NUMA systems, in a sense, access their own local memory faster than non-local memory. Basically, the bigger the core count, the more important NUMA memory becomes. (If you want to learn more about how NUMA works, check out this MSDN article at https://bit.ly/38Ci9B7.)

As the CPU and memory architectures improved, new releases of SQL Server included new features to better instrument and troubleshoot those aspects of SQL Server processing. For example, SQL Profiler and server-side traces were introduced in SQL Server 2000. Next, wait statistics and DMVs (Dynamic Man­agement Views) were officially released in SQL Server 2005. (An early version, known as umsstats, was released in a late ser­vice pack of SQL Server 2000.) Extended Events (Xevents) followed in 2008, and Query Store in 2016. Even today, wait statistics and DMVs form the basis for my troubleshooting methodology.

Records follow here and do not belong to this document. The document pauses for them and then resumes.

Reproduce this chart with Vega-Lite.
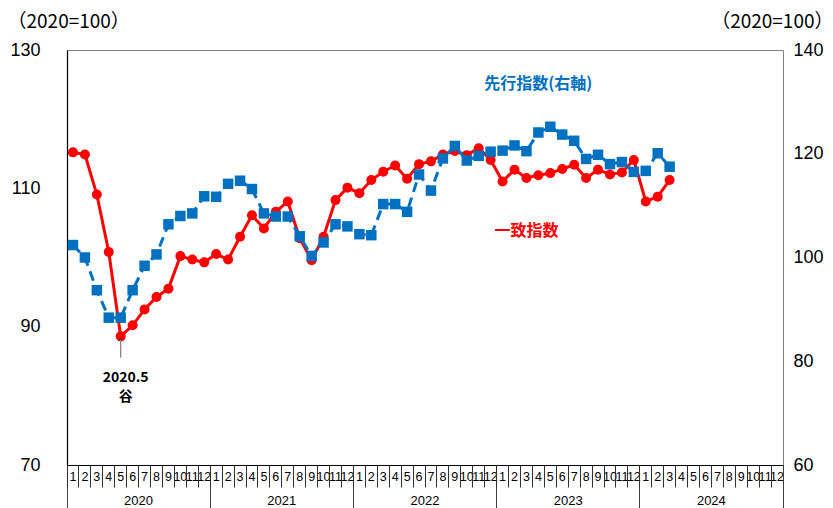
{
  "$schema": "https://vega.github.io/schema/vega-lite/v6.json",
  "width": 716,
  "height": 415,
  "autosize": "none",
  "padding": {"left": 67, "top": 50, "right": 50, "bottom": 43},
  "background": "white",
  "config": {
    "view": {"stroke": "#808080", "strokeWidth": 1},
    "axis": {"grid": false, "labelFont": "Liberation Sans", "labelColor": "#000000"},
    "scale": {"bandPaddingInner": 0, "bandPaddingOuter": 0}
  },
  "datasets": {
    "idx": [
      {"ym": "2020-01", "ci": 115.2, "li": 102.4},
      {"ym": "2020-02", "ci": 114.9, "li": 100.0},
      {"ym": "2020-03", "ci": 109.1, "li": 93.7},
      {"ym": "2020-04", "ci": 100.8, "li": 88.4},
      {"ym": "2020-05", "ci": 88.6, "li": 88.4},
      {"ym": "2020-06", "ci": 90.2, "li": 93.7},
      {"ym": "2020-07", "ci": 92.5, "li": 98.4},
      {"ym": "2020-08", "ci": 94.3, "li": 100.6},
      {"ym": "2020-09", "ci": 95.5, "li": 106.4},
      {"ym": "2020-10", "ci": 100.2, "li": 108.0},
      {"ym": "2020-11", "ci": 99.7, "li": 108.5},
      {"ym": "2020-12", "ci": 99.3, "li": 111.8},
      {"ym": "2021-01", "ci": 100.5, "li": 111.7},
      {"ym": "2021-02", "ci": 99.7, "li": 114.2},
      {"ym": "2021-03", "ci": 103.0, "li": 114.8},
      {"ym": "2021-04", "ci": 106.1, "li": 113.2},
      {"ym": "2021-05", "ci": 104.2, "li": 108.5},
      {"ym": "2021-06", "ci": 106.6, "li": 107.9},
      {"ym": "2021-07", "ci": 108.1, "li": 107.9},
      {"ym": "2021-08", "ci": 102.8, "li": 104.1},
      {"ym": "2021-09", "ci": 99.6, "li": 100.3},
      {"ym": "2021-10", "ci": 103.0, "li": 102.9},
      {"ym": "2021-11", "ci": 108.3, "li": 106.4},
      {"ym": "2021-12", "ci": 110.1, "li": 106.0},
      {"ym": "2022-01", "ci": 109.3, "li": 104.5},
      {"ym": "2022-02", "ci": 111.2, "li": 104.3},
      {"ym": "2022-03", "ci": 112.4, "li": 110.3},
      {"ym": "2022-04", "ci": 113.3, "li": 110.3},
      {"ym": "2022-05", "ci": 111.4, "li": 108.8},
      {"ym": "2022-06", "ci": 113.5, "li": 116.0},
      {"ym": "2022-07", "ci": 113.9, "li": 112.9},
      {"ym": "2022-08", "ci": 114.9, "li": 119.1},
      {"ym": "2022-09", "ci": 115.4, "li": 121.5},
      {"ym": "2022-10", "ci": 114.8, "li": 118.7},
      {"ym": "2022-11", "ci": 115.8, "li": 119.6},
      {"ym": "2022-12", "ci": 114.1, "li": 120.4},
      {"ym": "2023-01", "ci": 111.0, "li": 120.6},
      {"ym": "2023-02", "ci": 112.7, "li": 121.6},
      {"ym": "2023-03", "ci": 111.5, "li": 120.5},
      {"ym": "2023-04", "ci": 111.9, "li": 124.1},
      {"ym": "2023-05", "ci": 112.2, "li": 125.2},
      {"ym": "2023-06", "ci": 112.8, "li": 123.7},
      {"ym": "2023-07", "ci": 113.4, "li": 122.5},
      {"ym": "2023-08", "ci": 111.5, "li": 119.0},
      {"ym": "2023-09", "ci": 112.7, "li": 119.8},
      {"ym": "2023-10", "ci": 112.0, "li": 118.0},
      {"ym": "2023-11", "ci": 112.3, "li": 118.4},
      {"ym": "2023-12", "ci": 114.1, "li": 116.5},
      {"ym": "2024-01", "ci": 108.1, "li": 116.7},
      {"ym": "2024-02", "ci": 108.8, "li": 120.1},
      {"ym": "2024-03", "ci": 111.2, "li": 117.5}
    ]
  },
  "resolve": {"scale": {"y": "independent"}, "axis": {"x": "independent", "y": "independent"}},
  "layer": [
    {
      "data": {"name": "idx"},
      "mark": {"type": "line", "color": "#FF0000", "strokeWidth": 3},
      "encoding": {
        "x": {
          "field": "ym", "type": "ordinal",
          "scale": {
            "type": "band", "paddingInner": 0, "paddingOuter": 0,
            "domain": ["2020-01","2020-02","2020-03","2020-04","2020-05","2020-06","2020-07","2020-08","2020-09","2020-10","2020-11","2020-12",
                       "2021-01","2021-02","2021-03","2021-04","2021-05","2021-06","2021-07","2021-08","2021-09","2021-10","2021-11","2021-12",
                       "2022-01","2022-02","2022-03","2022-04","2022-05","2022-06","2022-07","2022-08","2022-09","2022-10","2022-11","2022-12",
                       "2023-01","2023-02","2023-03","2023-04","2023-05","2023-06","2023-07","2023-08","2023-09","2023-10","2023-11","2023-12",
                       "2024-01","2024-02","2024-03","2024-04","2024-05","2024-06","2024-07","2024-08","2024-09","2024-10","2024-11","2024-12"]
          },
          "axis": {
            "orient": "bottom", "title": null,
            "domain": true, "domainColor": "#000000", "domainWidth": 1.2,
            "ticks": false, "tickSize": 0,
            "labelExpr": "toNumber(slice(datum.value, 5))",
            "labelAlign": "center", "labelBaseline": "middle", "labelOffset": 0, "labelPadding": 11,
            "labelFontSize": 12.5, "labelAngle": 0, "labelOverlap": false, "labelBound": false, "labelFlush": false
          }
        },
        "y": {
          "field": "ci", "type": "quantitative",
          "scale": {"domain": [70, 130], "nice": false, "zero": false},
          "axis": {
            "orient": "left", "values": [70, 90, 110, 130],
            "domain": true, "domainColor": "#000000", "domainWidth": 1.2,
            "ticks": false, "tickSize": 0, "labelPadding": 27, "labelAlign": "right", "labelBaseline": "middle",
            "labelFontSize": 18,
            "title": "（2020=100）", "titleAngle": 0, "titleAlign": "left", "titleBaseline": "middle",
            "titleX": -60, "titleY": -29, "titleFont": "Noto Sans CJK JP", "titleFontSize": 19,
            "titleFontWeight": "normal", "titleColor": "#000000"
          }
        }
      }
    },
    {
      "data": {"name": "idx"},
      "mark": {"type": "point", "shape": "circle", "filled": true, "size": 100, "color": "#FF0000", "opacity": 1},
      "encoding": {
        "x": {
          "field": "ym", "type": "ordinal", "scale": {"type": "band"},
          "axis": {
            "orient": "bottom", "title": null, "bandPosition": 0, "domain": false,
            "values": ["2020-01", "2021-01", "2022-01", "2023-01", "2024-01"],
            "ticks": true, "tickSize": 43, "tickColor": "#404040", "tickWidth": 1,
            "labelExpr": "slice(datum.value, 0, 4)",
            "labelAlign": "center", "labelBaseline": "middle", "labelOffset": 65.6, "labelPadding": -8,
            "labelFontSize": 13, "labelAngle": 0, "labelOverlap": false, "labelBound": false, "labelFlush": false
          }
        },
        "y": {"field": "ci", "type": "quantitative", "scale": {"domain": [70, 130], "nice": false, "zero": false}, "axis": null}
      }
    },
    {
      "data": {"name": "idx"},
      "mark": {"type": "line", "color": "#0070C0", "strokeWidth": 3, "strokeDash": [10, 6]},
      "encoding": {
        "x": {
          "field": "ym", "type": "ordinal", "scale": {"type": "band"},
          "axis": {
            "orient": "bottom", "title": null, "bandPosition": 1, "domain": false,
            "values": ["2024-12"], "labels": false,
            "ticks": true, "tickSize": 43, "tickColor": "#404040", "tickWidth": 1
          }
        },
        "y": {
          "field": "li", "type": "quantitative",
          "scale": {"domain": [60, 140], "nice": false, "zero": false},
          "axis": {
            "orient": "right", "values": [60, 80, 100, 120, 140],
            "domain": false, "ticks": false, "tickSize": 0, "labelPadding": 10, "labelAlign": "left", "labelBaseline": "middle",
            "labelFontSize": 18,
            "title": "（2020=100）", "titleAngle": 0, "titleAlign": "right", "titleBaseline": "middle",
            "titleX": 50, "titleY": -29, "titleFont": "Noto Sans CJK JP", "titleFontSize": 19,
            "titleFontWeight": "normal", "titleColor": "#000000"
          }
        }
      }
    },
    {
      "data": {"name": "idx"},
      "mark": {"type": "point", "shape": "square", "filled": true, "size": 110, "color": "#0070C0", "opacity": 1},
      "encoding": {
        "x": {
          "field": "ym", "type": "ordinal", "scale": {"type": "band"},
          "axis": {
            "orient": "bottom", "title": null, "bandPosition": 0, "domain": false, "labels": false,
            "values": ["2020-01","2020-02","2020-03","2020-04","2020-05","2020-06","2020-07","2020-08","2020-09","2020-10","2020-11","2020-12",
                       "2021-01","2021-02","2021-03","2021-04","2021-05","2021-06","2021-07","2021-08","2021-09","2021-10","2021-11","2021-12",
                       "2022-01","2022-02","2022-03","2022-04","2022-05","2022-06","2022-07","2022-08","2022-09","2022-10","2022-11","2022-12",
                       "2023-01","2023-02","2023-03","2023-04","2023-05","2023-06","2023-07","2023-08","2023-09","2023-10","2023-11","2023-12",
                       "2024-01","2024-02","2024-03","2024-04","2024-05","2024-06","2024-07","2024-08","2024-09","2024-10","2024-11","2024-12"],
            "ticks": true, "tickSize": 22, "tickColor": "#303030", "tickWidth": 1
          }
        },
        "y": {"field": "li", "type": "quantitative", "scale": {"domain": [60, 140], "nice": false, "zero": false}, "axis": null}
      }
    },
    {
      "data": {"values": [{"ym": "2020-05", "from": 85.5, "to": 88.1}]},
      "mark": {"type": "rule", "color": "#9a7a7a", "strokeWidth": 1.3},
      "encoding": {
        "x": {"field": "ym", "type": "ordinal", "scale": {"type": "band"}, "axis": null},
        "y": {"field": "from", "type": "quantitative", "scale": {"domain": [70, 130], "nice": false, "zero": false}, "axis": null},
        "y2": {"field": "to"}
      }
    },
    {
      "data": {"values": [{"ym": "2020-05", "v": 88.3}]},
      "mark": {"type": "point", "shape": "M-1,1L0,0L1,1", "filled": false, "size": 30, "color": "#503030", "strokeWidth": 1, "opacity": 1},
      "encoding": {
        "x": {"field": "ym", "type": "ordinal", "scale": {"type": "band"}, "axis": null},
        "y": {"field": "v", "type": "quantitative", "scale": {"domain": [70, 130], "nice": false, "zero": false}, "axis": null}
      }
    },
    {
      "data": {"values": [{"ym": "2020-05", "v": 82.6, "label": "2020.5"}, {"ym": "2020-05", "v": 79.8, "label": "谷"}]},
      "mark": {"type": "text", "font": "Noto Sans CJK JP", "fontSize": 14, "fontWeight": "bold", "color": "#000000", "align": "center", "baseline": "middle", "dx": 5},
      "encoding": {
        "x": {"field": "ym", "type": "ordinal", "scale": {"type": "band"}, "axis": null},
        "y": {"field": "v", "type": "quantitative", "scale": {"domain": [70, 130], "nice": false, "zero": false}, "axis": null},
        "text": {"field": "label"}
      }
    },
    {
      "data": {"values": [{"ym": "2023-03", "v": 103.8, "label": "一致指数"}]},
      "mark": {"type": "text", "font": "Noto Sans CJK JP", "fontSize": 16, "fontWeight": "bold", "color": "#FF0000", "align": "center", "baseline": "middle"},
      "encoding": {
        "x": {"field": "ym", "type": "ordinal", "scale": {"type": "band"}, "axis": null},
        "y": {"field": "v", "type": "quantitative", "scale": {"domain": [70, 130], "nice": false, "zero": false}, "axis": null},
        "text": {"field": "label"}
      }
    },
    {
      "data": {"values": [{"ym": "2023-04", "v": 133.4, "label": "先行指数(右軸)"}]},
      "mark": {"type": "text", "font": "Noto Sans CJK JP", "fontSize": 16, "fontWeight": "bold", "color": "#0070C0", "align": "center", "baseline": "middle"},
      "encoding": {
        "x": {"field": "ym", "type": "ordinal", "scale": {"type": "band"}, "axis": null},
        "y": {"field": "v", "type": "quantitative", "scale": {"domain": [60, 140], "nice": false, "zero": false}, "axis": null},
        "text": {"field": "label"}
      }
    }
  ]
}
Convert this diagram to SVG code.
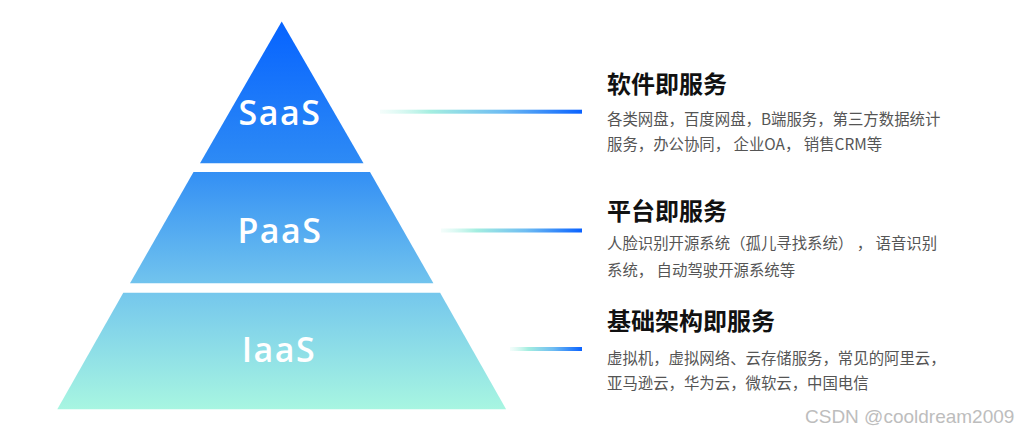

The Newest Telemetry for CPU and Memory

Microsoft has recently released a powerful new DMV specifically to help with memory issues, sys.dm_os_out_of_memory_events. It is currently available in Azure SQL Database and Azure SQL Man­aged Instances. This DMV consolidates and simplifies telemetry from SQL Server ring buffers, applies heuristics, and provides a result set. The DMV stores a record for each out-of-memory (OOM) event that occurs within the database, providing details about the OOM root cause, the memory consumption of database engine components at that point in time, potential sources of memory leaks, and more.

In addition to the new DMV, Microsoft has released a new Xevent called summarized_oom_snapshot. The benefit of the Xevent is that it is easy to store and review at a later time, whereas all DMVs are reset in the event of a server crash or service restart.